Below this line are records; write out exactly the lines from the one containing "Recreate this image" through the one containing "14, 16, 18];", with the pictures left out.

RECORDS TO USE
►

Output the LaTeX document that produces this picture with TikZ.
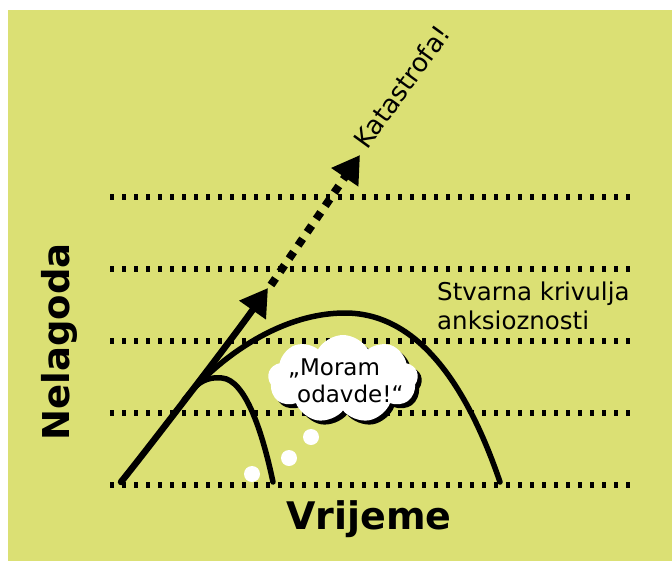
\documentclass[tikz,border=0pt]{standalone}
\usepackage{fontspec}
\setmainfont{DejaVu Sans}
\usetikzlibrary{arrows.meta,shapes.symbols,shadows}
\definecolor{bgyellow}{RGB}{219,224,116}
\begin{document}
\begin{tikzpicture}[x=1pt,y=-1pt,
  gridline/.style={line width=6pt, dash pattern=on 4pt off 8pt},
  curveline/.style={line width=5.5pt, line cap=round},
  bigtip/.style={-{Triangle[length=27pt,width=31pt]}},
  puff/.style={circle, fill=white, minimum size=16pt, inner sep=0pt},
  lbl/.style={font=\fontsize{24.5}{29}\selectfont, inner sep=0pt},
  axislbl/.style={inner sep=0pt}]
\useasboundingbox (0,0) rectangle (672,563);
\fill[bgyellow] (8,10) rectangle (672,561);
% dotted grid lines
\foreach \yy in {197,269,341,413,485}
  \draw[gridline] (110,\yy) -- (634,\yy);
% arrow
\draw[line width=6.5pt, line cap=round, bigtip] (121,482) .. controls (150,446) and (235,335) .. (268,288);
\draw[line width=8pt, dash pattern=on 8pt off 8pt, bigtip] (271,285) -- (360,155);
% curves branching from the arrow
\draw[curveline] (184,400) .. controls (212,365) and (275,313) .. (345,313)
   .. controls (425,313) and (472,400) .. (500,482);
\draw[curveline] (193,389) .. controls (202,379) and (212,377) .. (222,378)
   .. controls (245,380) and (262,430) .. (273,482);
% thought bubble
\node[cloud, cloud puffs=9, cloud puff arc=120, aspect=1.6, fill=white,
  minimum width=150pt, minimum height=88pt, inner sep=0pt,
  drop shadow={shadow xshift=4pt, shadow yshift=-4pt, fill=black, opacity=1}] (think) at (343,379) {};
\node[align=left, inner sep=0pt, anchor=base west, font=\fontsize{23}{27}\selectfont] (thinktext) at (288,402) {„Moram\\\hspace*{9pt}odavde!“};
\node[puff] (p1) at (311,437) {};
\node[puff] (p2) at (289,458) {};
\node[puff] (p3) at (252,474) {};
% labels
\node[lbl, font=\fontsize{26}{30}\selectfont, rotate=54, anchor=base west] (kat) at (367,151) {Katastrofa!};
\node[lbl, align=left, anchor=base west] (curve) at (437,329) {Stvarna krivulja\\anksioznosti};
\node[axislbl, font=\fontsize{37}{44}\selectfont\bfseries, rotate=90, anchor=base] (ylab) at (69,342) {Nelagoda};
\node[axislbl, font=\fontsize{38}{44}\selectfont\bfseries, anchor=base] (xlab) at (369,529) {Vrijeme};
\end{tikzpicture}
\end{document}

◄
►

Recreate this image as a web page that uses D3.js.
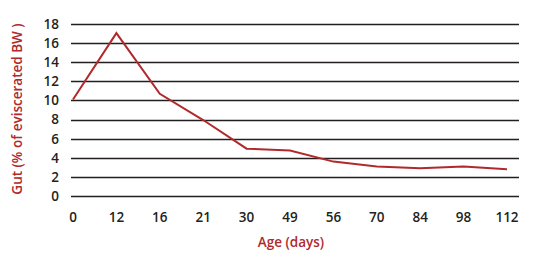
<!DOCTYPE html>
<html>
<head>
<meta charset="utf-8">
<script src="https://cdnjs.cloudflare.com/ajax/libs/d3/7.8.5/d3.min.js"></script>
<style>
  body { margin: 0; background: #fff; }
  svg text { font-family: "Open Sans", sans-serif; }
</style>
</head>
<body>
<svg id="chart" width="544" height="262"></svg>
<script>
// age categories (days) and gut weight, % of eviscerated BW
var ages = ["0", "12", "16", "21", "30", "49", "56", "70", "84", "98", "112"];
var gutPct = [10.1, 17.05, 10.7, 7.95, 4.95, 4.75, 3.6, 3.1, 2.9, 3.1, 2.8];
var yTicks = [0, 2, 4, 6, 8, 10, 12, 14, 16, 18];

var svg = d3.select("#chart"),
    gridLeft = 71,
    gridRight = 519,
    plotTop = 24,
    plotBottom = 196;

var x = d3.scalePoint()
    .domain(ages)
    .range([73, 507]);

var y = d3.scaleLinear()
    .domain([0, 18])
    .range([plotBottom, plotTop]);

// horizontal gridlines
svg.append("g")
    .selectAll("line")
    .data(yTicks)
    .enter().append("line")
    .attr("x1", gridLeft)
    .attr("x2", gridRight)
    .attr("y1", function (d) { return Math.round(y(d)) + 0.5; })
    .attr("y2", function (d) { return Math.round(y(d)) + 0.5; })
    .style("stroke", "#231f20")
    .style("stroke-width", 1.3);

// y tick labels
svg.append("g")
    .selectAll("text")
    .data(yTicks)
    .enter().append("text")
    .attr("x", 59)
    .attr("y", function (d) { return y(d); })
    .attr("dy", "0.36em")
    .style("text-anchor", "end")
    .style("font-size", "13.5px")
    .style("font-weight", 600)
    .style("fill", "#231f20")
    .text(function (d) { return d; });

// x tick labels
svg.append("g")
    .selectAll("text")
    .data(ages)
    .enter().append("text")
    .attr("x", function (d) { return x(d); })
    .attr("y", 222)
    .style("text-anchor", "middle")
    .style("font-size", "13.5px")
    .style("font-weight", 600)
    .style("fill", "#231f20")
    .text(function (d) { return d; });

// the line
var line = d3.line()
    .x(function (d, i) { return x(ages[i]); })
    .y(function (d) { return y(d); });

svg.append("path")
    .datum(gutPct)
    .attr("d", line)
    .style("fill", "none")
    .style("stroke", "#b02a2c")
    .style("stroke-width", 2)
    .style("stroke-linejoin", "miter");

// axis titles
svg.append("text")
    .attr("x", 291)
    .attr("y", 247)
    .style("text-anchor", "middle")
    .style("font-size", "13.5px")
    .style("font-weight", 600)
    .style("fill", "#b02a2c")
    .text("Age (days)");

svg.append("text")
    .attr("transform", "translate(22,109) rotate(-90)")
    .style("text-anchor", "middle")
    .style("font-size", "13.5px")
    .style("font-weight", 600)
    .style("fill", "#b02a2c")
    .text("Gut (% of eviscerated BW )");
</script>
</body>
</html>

◄

ANSWER TO THIS EXERCISE
Recreate this image as a web page that uses D3.js.
<!DOCTYPE html>
<html>
<head>
<meta charset="utf-8">
<script src="https://cdnjs.cloudflare.com/ajax/libs/d3/7.8.5/d3.min.js"></script>
<style>
  body { margin: 0; background: #fff; }
  svg text { font-family: "Open Sans", sans-serif; }
</style>
</head>
<body>
<svg id="chart" width="544" height="262"></svg>
<script>
// age categories (days) and gut weight, % of eviscerated BW
var ages = ["0", "12", "16", "21", "30", "49", "56", "70", "84", "98", "112"];
var gutPct = [10.1, 17.05, 10.7, 7.95, 4.95, 4.75, 3.6, 3.1, 2.9, 3.1, 2.8];
var yTicks = [0, 2, 4, 6, 8, 10, 12, 14, 16, 18];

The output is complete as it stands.